Representatives from several major American companies declined to comment on allegations of "genocide" in China's Xinjiang Uygur Autonomous Region when directly asked by U.S. Republican Senator Tom Cotton during a recent hearing, FOX Business Network (FBN) has reported.

The Congressional-Executive Commission on China hearing, held on Tuesday, focused on corporate sponsorship of the Beijing 2022 Winter Olympics. 

Paul Lalli, global vice president for human rights for the Coca-Cola Company, and representatives from Airbnb, Visa, Procter & Gamble and Intel, were asked whether they would agree with the U.S. government's determinations that China is committing genocide against the Uygur people in Xinjiang, the FBN reported.

"Most of the representatives said it was not their position to address those issues and deferred to the federal government," according to the FBN report.

Asked by a reporter at a press conference on Wednesday about U.S. congressional members urging U.S. corporations to pull their sponsorship of the 2022 Winter Olympics unless the Games are moved out of Beijing, a spokesperson for China's Foreign Ministry said "certain anti-China congressmen in the U.S. have repeatedly hyped up the issues and exerted pressure on companies.
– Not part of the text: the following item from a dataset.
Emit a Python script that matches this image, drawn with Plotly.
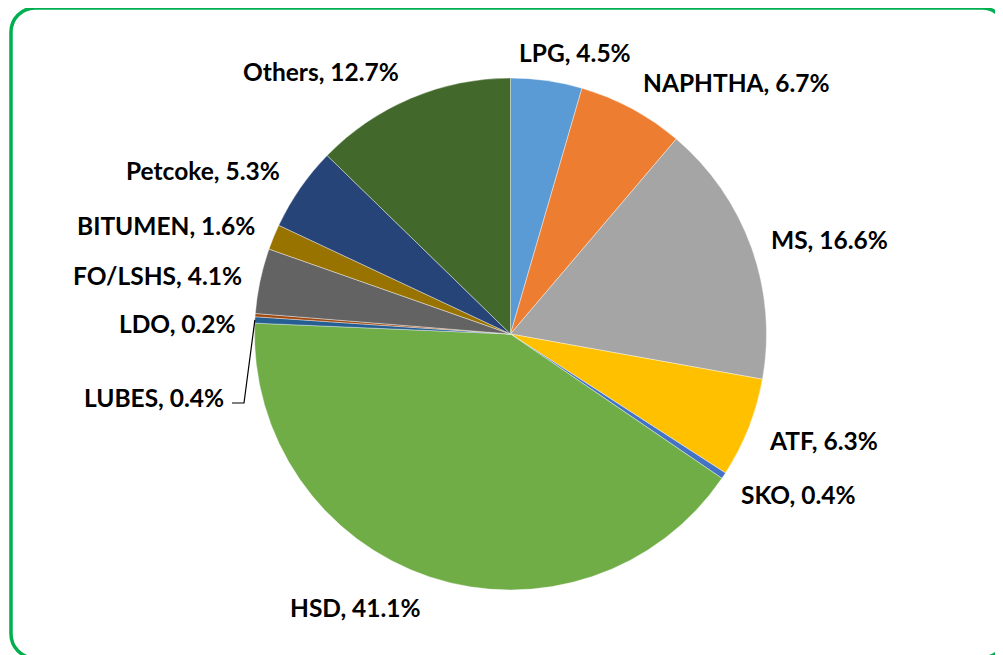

Their malicious intention of hijacking business with political schemes and keeping China down with Xinjiang-related issues has been laid bare."

"We believe that any rational and conscientious business, especially American businesses that have benefited enormously from more than four decades of progress driven by reform and opening-up in China, would make the right judgement," Zhao Lijian, the spokesperson, added.